The role of genetic factors is not only reflected in the amount of fat in the whole body, but also in the local distribution of fat in the body.

Recent studies have found a close correlation between the distribution of localized fat and certain diseases affecting human health, such as diabetes and cardiovascular disease. The familial similarities in body fat distribution have also been further investigated. Sally et al. measured 173 pairs of identical twins and 118 pairs of dizygotic male twins, finding that the heritability of subscapular skinfold thickness was as high as 77%. Further research indicates that girls are generally more influenced by body type inheritance than boys.

(3) Genetics and Energy Intake

Energy and nutrient intake exhibits familial characteristics. Strong similarities are observed not only between spouses but also between parents and children. Several studies on twins have demonstrated this characteristic, which is more pronounced in monozygotic twins. Since monozygotic twins spend more time together and eat more often than dizygotic twins, the influence of shared environmental factors cannot be ruled out.

A study from the Quebec Family Research Institute shows that total energy intake across generations is almost unaffected by genetic factors, but heritability increases significantly when the intake ratios of carbohydrates, fats, and proteins are calculated separately. Assuming that the intake ratios of the three macronutrients are indicators of food choices, this result suggests that food choices are also regulated by genetic factors.

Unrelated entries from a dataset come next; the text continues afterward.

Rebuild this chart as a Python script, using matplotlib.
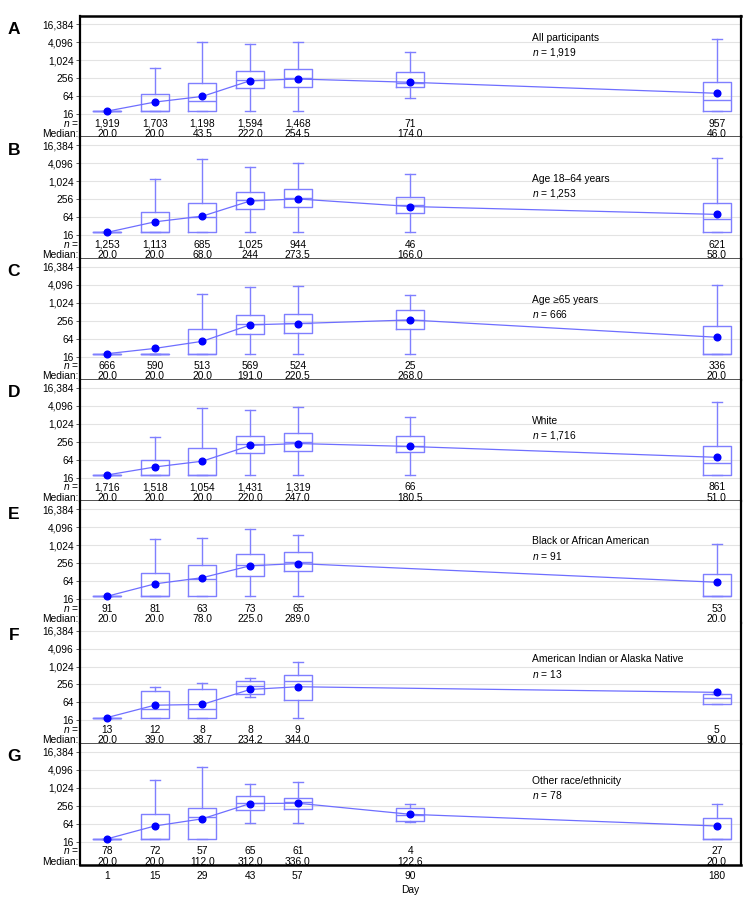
import numpy as np
import matplotlib
matplotlib.use('Agg')
import matplotlib.pyplot as plt
from matplotlib.ticker import NullLocator
from matplotlib.transforms import blended_transform_factory

plt.rcParams['font.family'] = ['Liberation Sans', 'DejaVu Sans']
plt.rcParams['mathtext.fontset'] = 'custom'
plt.rcParams['mathtext.it'] = 'Liberation Sans:italic'
plt.rcParams['mathtext.rm'] = 'Liberation Sans'

# ---------------- data ----------------
days = [1, 15, 29, 43, 57, 90, 180]
panel_letters = ['A', 'B', 'C', 'D', 'E', 'F', 'G']
group_labels = ['All participants', 'Age 18\u201364 years', 'Age \u226565 years', 'White',
                'Black or African American', 'American Indian or Alaska Native',
                'Other race/ethnicity']
group_n = ['1,919', '1,253', '666', '1,716', '91', '13', '78']
ytick_values = [16, 64, 256, 1024, 4096, 16384]
ytick_labels = ['16', '64', '256', '1,024', '4,096', '16,384']
nan = np.nan

n_counts = [
    [1919, 1703, 1198, 1594, 1468, 71, 957],
    [1253, 1113, 685, 1025, 944, 46, 621],
    [666, 590, 513, 569, 524, 25, 336],
    [1716, 1518, 1054, 1431, 1319, 66, 861],
    [91, 81, 63, 73, 65, nan, 53],
    [13, 12, 8, 8, 9, nan, 5],
    [78, 72, 57, 65, 61, 4, 27],
]
medians = [
    ['20.0', '20.0', '43.5', '222.0', '254.5', '174.0', '46.0'],
    ['20.0', '20.0', '68.0', '244', '273.5', '166.0', '58.0'],
    ['20.0', '20.0', '20.0', '191.0', '220.5', '268.0', '20.0'],
    ['20.0', '20.0', '20.0', '220.0', '247.0', '180.5', '51.0'],
    ['20.0', '20.0', '78.0', '225.0', '289.0', '', '20.0'],
    ['20.0', '39.0', '38.7', '234.2', '344.0', '', '90.0'],
    ['20.0', '20.0', '112.0', '312.0', '336.0', '122.6', '20.0'],
]
q1 = [
    [20, 20, 20, 115, 131, 124, 20],
    [20, 20, 20, 124, 140, 87, 20],
    [20, 20, 20, 91, 98, 133, 20],
    [20, 20, 20, 106, 126, 117, 20],
    [20, 20, 20, 94, 136, nan, 20],
    [20, 20, 20, 124, 76, nan, 59],
    [20, 20, 20, 185, 199, 80, 20],
]
q3 = [
    [20, 73, 170, 449, 498, 407, 184],
    [20, 98, 194, 458, 545, 305, 194],
    [20, 20, 133, 383, 424, 588, 167],
    [20, 64, 159, 413, 495, 413, 189],
    [20, 120, 215, 530, 617, nan, 108],
    [20, 155, 185, 338, 520, nan, 124],
    [20, 133, 215, 560, 481, 215, 98],
]
whisker_low = [
    [20, 20, 20, 20, 20, 55, 20],
    [20, 20, 20, 20, 20, 20, 20],
    [20, 20, 20, 20, 20, 20, 20],
    [20, 20, 20, 20, 20, 20, 20],
    [20, 20, 20, 20, 20, nan, 20],
    [20, 20, 20, 98, 20, nan, 59],
    [20, 20, 20, 67, 67, 73, 20],
]
whisker_high = [
    [20, 553, 4096, 3420, 4096, 1900, 5300],
    [20, 1190, 5800, 3190, 4096, 1790, 6000],
    [20, 20, 2020, 3350, 3700, 1870, 3900],
    [20, 362, 3500, 3100, 3800, 1790, 5560],
    [20, 1610, 1790, 3500, 2240, nan, 1140],
    [20, 210, 290, 413, 1420, nan, 124],
    [20, 1830, 5000, 1420, 1610, 305, 284],
]
means = [
    [20, 40, 62, 208, 237, 184, 79],
    [20, 45, 70, 225, 263, 147, 80],
    [20, 30, 52, 185, 204, 269, 71],
    [20, 37, 58, 194, 226, 180, 78],
    [20, 52, 84, 210, 249, nan, 59],
    [20, 52, 55, 175, 215, nan, 140],
    [20, 54, 94, 305, 312, 133, 54],
]

# ---------------- layout ----------------
W, H = 756, 906
fig = plt.figure(figsize=(W / 100, H / 100), dpi=100)
left_px, right_px, top_px0 = 80, 741, 16
panel_h = 121.3
label_off = [22, 42, 41, 41, 40, 37, 37]

box_color = '#7f7fff'
line_color = '#6e6eff'
dot_color = '#0000ff'
fs = 7.4
n_row_y = 2 ** 2.94
med_row_y = 2 ** 1.79

for i in range(7):
    top = top_px0 + i * panel_h
    ax = fig.add_axes([left_px / W, 1 - (top + panel_h) / H,
                       (right_px - left_px) / W, panel_h / H])
    ax.set_yscale('log', base=2)
    ax.set_ylim(2 ** 1.41, 2 ** 14.89)
    ax.set_xlim(-6.93, 187.1)

    stats = []
    pos = []
    for j, d in enumerate(days):
        if np.isnan(q1[i][j]):
            continue
        stats.append(dict(med=float(medians[i][j]), q1=q1[i][j], q3=q3[i][j],
                          whislo=whisker_low[i][j], whishi=whisker_high[i][j],
                          fliers=[]))
        pos.append(d)
    lp = dict(color=box_color, lw=1.0)
    ax.bxp(stats, positions=pos, widths=8.2, capwidths=[2.9] * len(pos),
           showfliers=False, boxprops=lp, whiskerprops=lp, capprops=lp,
           medianprops=dict(color=box_color, lw=1.0), manage_ticks=False)

    md = [d for j, d in enumerate(days) if not np.isnan(means[i][j])]
    mv = [m for m in means[i] if not np.isnan(m)]
    ax.plot(md, mv, color=line_color, lw=0.9, zorder=4)
    ax.plot(md, mv, 'o', color=dot_color, ms=4.8, zorder=5)

    # n and median rows
    for j, d in enumerate(days):
        if np.isnan(n_counts[i][j]):
            continue
        ax.text(d, n_row_y, f"{int(n_counts[i][j]):,}", ha='center', va='center', fontsize=fs)
        ax.text(d, med_row_y, medians[i][j], ha='center', va='center', fontsize=fs)
    tr = blended_transform_factory(ax.transAxes, ax.transData)
    ax.text(-0.002, n_row_y, '$n$ =', transform=tr, ha='right', va='center', fontsize=fs)
    ax.text(-0.002, med_row_y, 'Median:', transform=tr, ha='right', va='center', fontsize=fs)

    # group label
    gx = (532 - left_px) / (right_px - left_px)
    ax.text(gx, 1 - label_off[i] / panel_h, group_labels[i], transform=ax.transAxes,
            ha='left', va='center', fontsize=fs)
    ax.text(gx, 1 - (label_off[i] + 14.5) / panel_h, '$n$ = ' + group_n[i],
            transform=ax.transAxes, ha='left', va='center', fontsize=fs)

    # y axis
    ax.set_yticks(ytick_values)
    ax.set_yticklabels(ytick_labels)
    ax.yaxis.set_minor_locator(NullLocator())
    ax.tick_params(axis='y', labelsize=fs, length=3, width=0.6, pad=1.5, color='#444444')
    ax.yaxis.grid(True, color='#e3e3e3', lw=0.8)
    ax.set_axisbelow(True)

    # x axis
    if i < 6:
        ax.tick_params(axis='x', bottom=False, labelbottom=False)
    else:
        ax.set_xticks(days)
        ax.set_xticklabels([str(d) for d in days])
        ax.tick_params(axis='x', labelsize=fs, length=0, pad=4)
        ax.set_xlabel('Day', fontsize=fs, labelpad=3)

    for s in ['left', 'right']:
        ax.spines[s].set_linewidth(1.6)
        ax.spines[s].set_color('black')
    ax.spines['top'].set_visible(i == 0)
    ax.spines['top'].set_linewidth(1.8)
    ax.spines['bottom'].set_linewidth(1.8 if i == 6 else 1.3)
    ax.spines['bottom'].set_color('black' if i == 6 else '#444444')

    fig.text(14 / W, 1 - (top + 13) / H, panel_letters[i], fontsize=12.5,
             fontweight='bold', ha='center', va='center')

fig.savefig('out.png', dpi=100)
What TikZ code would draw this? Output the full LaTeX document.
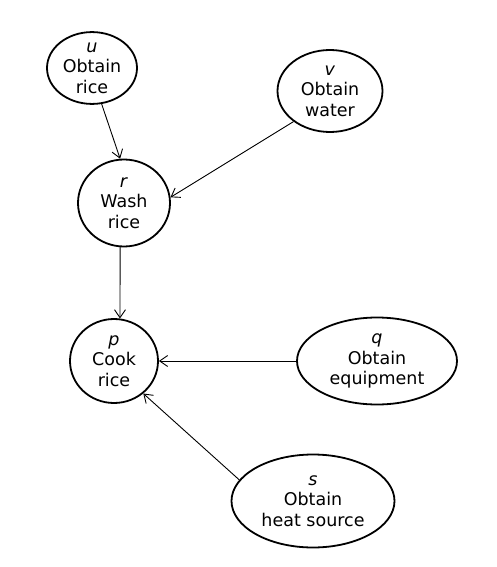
\documentclass[tikz,border=0pt]{standalone}
\usepackage{fontspec}
\setmainfont{DejaVu Sans}
\usetikzlibrary{shapes.geometric,arrows.meta}
\begin{document}
\begin{tikzpicture}[x=1pt, y=-1pt, >={Straight Barb[length=8pt,width=11pt]},
    task/.style={draw, line width=1.8pt, ellipse, inner sep=0pt, align=center,
      font=\fontsize{17.5}{20.5}\selectfont},
    dep/.style={->, line width=0.9pt}]
    \useasboundingbox (0,0) rectangle (496,567);
    \node[task, minimum width=90pt, minimum height=67pt] (u) at (92,68) {\textit{u}\\Obtain\\rice};
    \node[task, minimum width=105pt, minimum height=82pt] (v) at (330,91) {\textit{v}\\Obtain\\water};
    \node[task, minimum width=92pt, minimum height=87pt] (r) at (124,203) {\textit{r}\\Wash\\rice};
    \node[task, minimum width=88pt, minimum height=84pt] (p) at (114,361) {\textit{p}\\Cook\\rice};
    \node[task, minimum width=160pt, minimum height=87pt] (q) at (377,361) {\textit{q}\\Obtain\\equipment};
    \node[task, minimum width=163pt, minimum height=93pt] (s) at (313,501) {\textit{s}\\Obtain\\heat source};
    \draw[dep] (u.-75) -- (r.95);
    \draw[dep] (v.220) -- (r.7);
    \draw[dep] (r.-95) -- (p.82);
    \draw[dep] (q) -- (p);
    \draw[dep] (s.164) -- (p.-48);
\end{tikzpicture}
\end{document}
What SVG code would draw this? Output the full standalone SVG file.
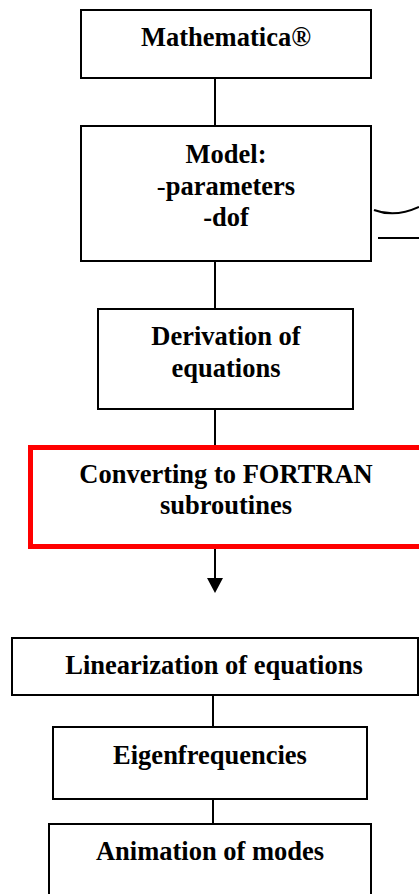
<svg xmlns="http://www.w3.org/2000/svg" width="419" height="894" viewBox="0 0 419 894">
<style>
.box{fill:#fff;stroke:#000;stroke-width:2}
.red{fill:#fff;stroke:#ff0000;stroke-width:5}
.t{font-family:"Liberation Serif","Times New Roman",serif;font-weight:bold;font-size:26.5px;fill:#000;text-anchor:middle}
.c{stroke:#000;stroke-width:2;fill:none}
.n{font-weight:normal}
</style>
<defs>
<marker id="ah" markerWidth="16" markerHeight="15" refX="8" refY="15" orient="auto-start-reverse" markerUnits="userSpaceOnUse" viewBox="0 0 16 15">
<polygon points="0,0 16,0 8,15" fill="#000"/>
</marker>
</defs>
<g id="connectors">
<line class="c" x1="215" y1="78" x2="215" y2="126"/>
<line class="c" x1="215" y1="261" x2="215" y2="309"/>
<line class="c" x1="215" y1="409" x2="215" y2="445"/>
<path d="M215 549 V578" class="c"/>
<polygon points="207,578 223,578 215,593" fill="#000"/>
<line class="c" x1="213" y1="695" x2="213" y2="727"/>
<line class="c" x1="213" y1="799" x2="213" y2="824"/>
<path class="c" d="M374 210 Q395 218 419 207"/>
<line class="c" x1="378" y1="238" x2="419" y2="238"/>
</g>
<g id="mathematica">
<rect class="box" x="81" y="10" width="290" height="68"/>
<text class="t" x="226" y="46">Mathematica®</text>
</g>
<g id="model">
<rect class="box" x="81" y="126" width="290" height="135"/>
<text class="t" x="226" y="163">Model:</text>
<text class="t" x="226" y="194.5"><tspan class="n">-</tspan>parameters</text>
<text class="t" x="226" y="226">-dof</text>
</g>
<g id="derivation">
<rect class="box" x="98" y="309" width="255" height="100"/>
<text class="t" x="226" y="345">Derivation of</text>
<text class="t" x="226" y="377">equations</text>
</g>
<g id="fortran">
<rect class="red" x="30.5" y="447.5" width="391" height="99"/>
<text class="t" x="226" y="483">Converting to FORTRAN</text>
<text class="t" x="226" y="513.5">subroutines</text>
</g>
<g id="linearization">
<rect class="box" x="12" y="638" width="406" height="57"/>
<text class="t" x="214" y="673.5">Linearization of equations</text>
</g>
<g id="eigen">
<rect class="box" x="53" y="727" width="314" height="72"/>
<text class="t" x="210" y="763.5">Eigenfrequencies</text>
</g>
<g id="animation">
<rect class="box" x="49" y="824" width="322" height="90"/>
<text class="t" x="210" y="860">Animation of modes</text>
</g>
</svg>
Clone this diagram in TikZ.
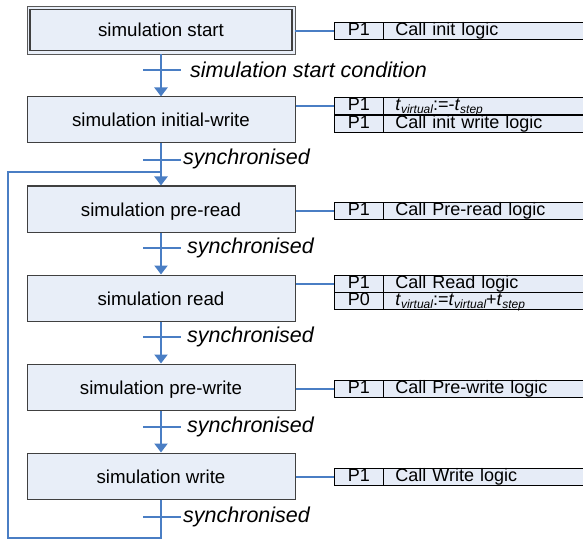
\documentclass[tikz,border=0pt]{standalone}
\usepackage{fontspec}
\setmainfont{Liberation Sans}
\usetikzlibrary{arrows.meta,calc}
\definecolor{boxfill}{HTML}{E8EEF8}
\definecolor{cellfill}{HTML}{E6ECF7}
\definecolor{flowblue}{HTML}{4A7EC4}
\definecolor{edgegray}{HTML}{404040}
\newcommand\tsub[1]{\raisebox{-2.5pt}{\fontsize{12}{12}\selectfont\itshape #1}}
\begin{document}
\begin{tikzpicture}[x=1pt,y=-1pt,
  stagebox/.style={draw=edgegray, line width=1pt, fill=boxfill, minimum width=268pt,
    minimum height=46pt, inner sep=0pt, text height=14pt, text depth=0pt,
    font=\fontsize{18.7}{22}\selectfont},
  pcell/.style={draw=black, line width=0.8pt, fill=cellfill, minimum width=49pt,
    minimum height=17pt, text height=13.5pt, text depth=3.5pt, inner ysep=0pt, inner xsep=0pt,
    anchor=north west, font=\fontsize{18}{18}\selectfont},
  tcell/.style={pcell, text width=183pt, inner xsep=12pt, align=left},
  flow/.style={draw=flowblue, line width=2pt, -{Triangle[width=13pt,length=9pt]}},
  tickline/.style={draw=flowblue, line width=2pt},
  link/.style={draw=flowblue, line width=1.5pt},
  lbl/.style={font=\fontsize{21.5}{24}\selectfont\itshape, anchor=west, inner sep=0pt}
]
\useasboundingbox (0,0) rectangle (583,540);

% stage boxes
\node[stagebox, draw=gray!70!black, line width=0.8pt, minimum height=48pt] (b0) at (161,30) {simulation start};
\draw[edgegray, line width=1.6pt] ($(b0.north west)+(3.5,4)$) rectangle ($(b0.south east)+(-3.5,-4)$);
\node[stagebox] (b1) at (161,120) {simulation initial-write};
\node[stagebox] (b2) at (161,209) {simulation pre-read};
\node[stagebox] (b3) at (161,298) {simulation read};
\node[stagebox] (b4) at (161,387) {simulation pre-write};
\node[stagebox] (b5) at (161,476) {simulation write};

% flow arrows
\draw[flow] (b0.south) -- (b1.north);
\draw[flow] (b1.south) -- (b2.north);
\draw[flow] (b2.south) -- (b3.north);
\draw[flow] (b3.south) -- (b4.north);
\draw[flow] (b4.south) -- (b5.north);

% loop back
\coordinate (lb) at (8,538);
\coordinate (lt) at (8,172);
\draw[tickline, line join=miter] (b5.south) |- (lb) -- (lt) -- (lt -| b1.south);

% ticks and labels
\foreach \y in {70,160,248,337,427,517} {
  \draw[tickline] (143,\y) -- (181,\y);
}
\node[lbl] (l1) at (190,70) {simulation start condition};
\node[lbl] (l2) at (183,159) {synchronised};
\node[lbl] (l3) at (187,248) {synchronised};
\node[lbl] (l4) at (187,337) {synchronised};
\node[lbl] (l5) at (187,427) {synchronised};
\node[lbl] (l6) at (183,517) {synchronised};

% tables
\node[pcell] (p0) at (334,22) {P1};
\node[tcell] (t0) at (383,22) {Call init logic};

\node[pcell] (p1a) at (334,97) {P1};
\node[tcell] (t1a) at (383,97) {\textit{t}\tsub{virtual}:=-\textit{t}\tsub{step}};
\node[pcell] (p1b) at (334,115) {P1};
\node[tcell] (t1b) at (383,115) {Call init write logic};

\node[pcell] (p2) at (334,202) {P1};
\node[tcell] (t2) at (383,202) {Call Pre-read logic};

\node[pcell] (p3a) at (334,275) {P1};
\node[tcell] (t3a) at (383,275) {Call Read logic};
\node[pcell] (p3b) at (334,292) {P0};
\node[tcell] (t3b) at (383,292) {\textit{t}\tsub{virtual}:=\textit{t}\tsub{virtual}+\textit{t}\tsub{step}};

\node[pcell] (p4) at (334,380) {P1};
\node[tcell] (t4) at (383,380) {Call Pre-write logic};

\node[pcell] (p5) at (334,468) {P1};
\node[tcell] (t5) at (383,468) {Call Write logic};

% links
\draw[link] (p0.west -| b0.east) -- (p0.west);
\draw[link] (p1a.west -| b1.east) -- (p1a.west);
\draw[link] (p2.west -| b2.east) -- (p2.west);
\draw[link] (p3a.west -| b3.east) -- (p3a.west);
\draw[link] (p4.west -| b4.east) -- (p4.west);
\draw[link] (p5.west -| b5.east) -- (p5.west);
\end{tikzpicture}
\end{document}
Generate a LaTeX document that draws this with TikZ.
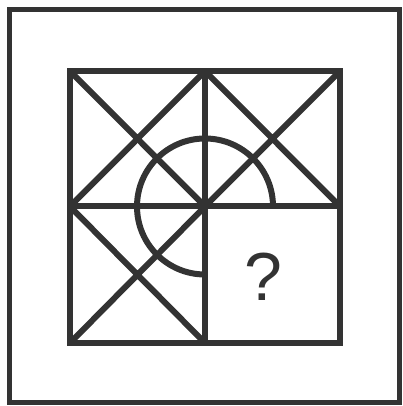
\documentclass[tikz,border=0pt]{standalone}
\usepackage{fontspec}
\setmainfont{Liberation Sans}
\usetikzlibrary{calc}
\definecolor{ink}{HTML}{333333}
\begin{document}
\begin{tikzpicture}[x=1pt,y=1pt,
  frame/.style={draw=ink,line width=5pt},
  gridline/.style={draw=ink,line width=6pt,line cap=rect},
  diag/.style={draw=ink,line width=6pt},
  arcline/.style={draw=ink,line width=6pt}]
\useasboundingbox (0,0) rectangle (402,406);
\draw[frame] (9,3.5) rectangle (399.5,396.5);
% grid coordinates
\coordinate (tl) at (70,335);
\coordinate (tm) at (205,335);
\coordinate (tr) at (340,335);
\coordinate (ml) at (70,199.5);
\coordinate (c) at (205,199.5);
\coordinate (mr) at (340,199.5);
\coordinate (bl) at (70,63);
\coordinate (bm) at (205,63);
\coordinate (br) at (340,63);
% diagonals
\draw[diag] (tl) -- (c) (tm) -- (ml);
\draw[diag] (tm) -- (mr) (tr) -- (c);
\draw[diag] (ml) -- (bm) (c) -- (bl);
% arc
\draw[arcline] ($(c)+(68,0)$) arc[start angle=0,end angle=270,radius=68];
% grid
\draw[gridline] (tl) rectangle (br);
\draw[gridline] (tm) -- (bm);
\draw[gridline] (ml) -- (mr);
\node[text=ink,font=\fontsize{68}{68}\selectfont,inner sep=0pt] (q) at (263,129) {?};
\end{tikzpicture}
\end{document}
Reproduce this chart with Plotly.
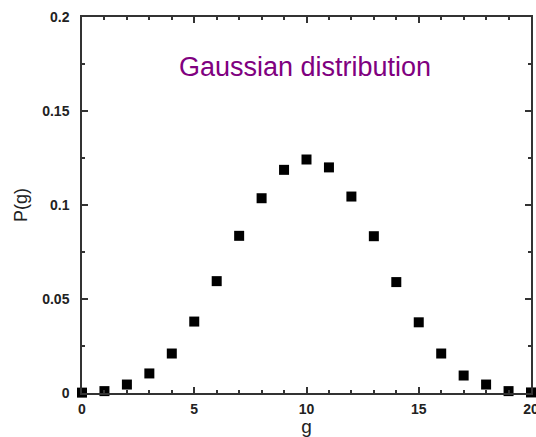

(4) Heredity and Energy Consumption

When calorie intake remains constant, reducing calorie expenditure leads to excess calorie expenditure, resulting in weight gain and even obesity. Therefore, individual differences in calorie expenditure are essential considerations when studying the genetic effects of obesity. Calorie expenditure factors are quite complex, including: basal or resting metabolic rate, the specific dynamic action of food, and calorie expenditure during physical exercise and other physical activities.